4.5 Action Value Algorithm

The problem is to convert the policy iteration algorithm's \(v_*\) to \(q_*\). This can be done by adding an inner loop \(\forall a \in A_s\) in 2. Policy Evaluation \[q(s,a) \leftarrow Q(s,a)\] \[Q(s,a) \leftarrow \sum_{s',r}p(s'r|s,a)\left[r + \gamma \sum_{a'} \pi(a'|s') Q(s',a') \right]\] \[\Delta \leftarrow \max_a \left[ \Delta, |q(s,a) - Q(s,a)| \right]\]

4.6 Epsilon-soft policy

The problem is to optimize the policy iteration algorithm's when the policy is epsilon-soft i.e. minimum probability of any action is \(\epsilon / |A(s)|\), thus we can modify Policy Evaluation piece as \[v(s) \leftarrow V(s)\] \[a \leftarrow \max{(\epsilon / |A(s)|, \pi(s))}\] \[V(s) \leftarrow \sum_{s',r}p(s'r|s,a)\left[r + \gamma V(s')\right]\]

4.8 Gambler's Problem - 1

The reason it bets all the money at 50 is because that is the price at which it has the highest probability to win. If the value function represents the probability then it has highest probability of winning at 50.

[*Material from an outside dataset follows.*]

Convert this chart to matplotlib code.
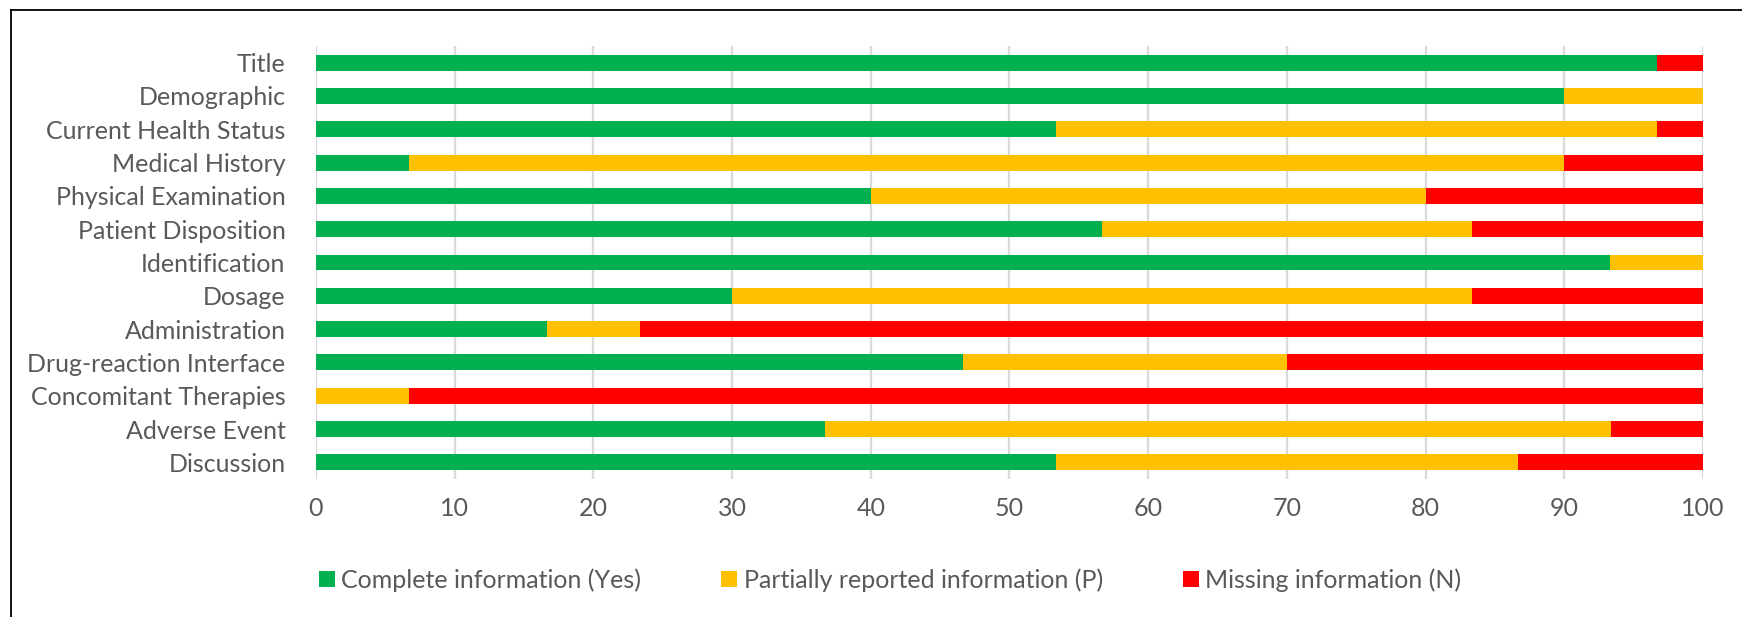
import numpy as np
import matplotlib.pyplot as plt
from matplotlib.lines import Line2D

categories = ["Title", "Demographic", "Current Health Status", "Medical History",
              "Physical Examination", "Patient Disposition", "Identification",
              "Dosage", "Administration", "Drug-reaction Interface",
              "Concomitant Therapies", "Adverse Event", "Discussion"]
complete = [96.67, 90.0, 53.33, 6.67, 40.0, 56.67, 93.33, 30.0, 16.67, 46.67, 0.0, 36.67, 53.33]
partial = [0.0, 10.0, 43.33, 83.33, 40.0, 26.67, 6.67, 53.33, 6.67, 23.33, 6.67, 56.67, 33.33]
missing = [3.33, 0.0, 3.33, 10.0, 20.0, 16.67, 0.0, 16.67, 76.67, 30.0, 93.33, 6.67, 13.33]
series_names = ["Complete information (Yes)", "Partially reported information (P)",
                "Missing information (N)"]
colors = ["#00b050", "#ffc000", "#ff0000"]
xticks = [0, 10, 20, 30, 40, 50, 60, 70, 80, 90, 100]

plt.rcParams['font.family'] = ['Lato', 'DejaVu Sans']
text_col = "#595959"

fig = plt.figure(figsize=(17.42, 6.17), dpi=100)
ax = fig.add_axes([0.1814, 0.2237, 0.9776 - 0.1814, 0.9254 - 0.2237])

y = np.arange(len(categories))
left = np.zeros(len(categories))
for vals, name, c in zip([complete, partial, missing], series_names, colors):
    ax.barh(y, vals, left=left, height=0.48, color=c, label=name, zorder=3)
    left = left + np.array(vals)

ax.set_ylim(len(categories) - 0.5, -0.5)
ax.set_xlim(0, 100)
ax.set_yticks(y)
ax.set_yticklabels(categories)
ax.set_xticks(xticks)
ax.tick_params(axis='both', length=0, labelsize=18, colors=text_col)
ax.tick_params(axis='x', pad=13)
ax.tick_params(axis='y', pad=22)
ax.grid(axis='x', color="#d9d9d9", linewidth=1.6, zorder=0)
for s in ax.spines.values():
    s.set_visible(False)

leg = fig.legend(loc='center', bbox_to_anchor=(0.511, 0.06), ncol=3, frameon=False,
                 fontsize=18, handlelength=0.65, handleheight=0.65, handletextpad=0.25,
                 columnspacing=3.2)
for t in leg.get_texts():
    t.set_color(text_col)

# outer frame: only top and left edges show in the crop
fx, fy = 11 / 1742, 1 - 10 / 617
fig.add_artist(Line2D([fx, fx], [0, fy], transform=fig.transFigure, color="black", lw=1.3))
fig.add_artist(Line2D([fx, 1], [fy, fy], transform=fig.transFigure, color="black", lw=1.3))

fig.savefig("out.png", dpi=100)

Value Distribution for \(p_h=0.4\)

4.9 Gambler's Problem - 2

The reason it bets all the money at 50 is because that is the price at which it has the highest probability to win. If the value function represents the probability then it has highest probability of winning at 50.

Value Distribution for \(p_h=0.25\)

Value Distribution for \(p_h=0.55\)

No the results are not stable as \(\theta \rightarrow 0\) as the \(\Delta\) value starts to increase and learning detoriates. I am unable to generate the optimal policies, I suspect it is because of the float values.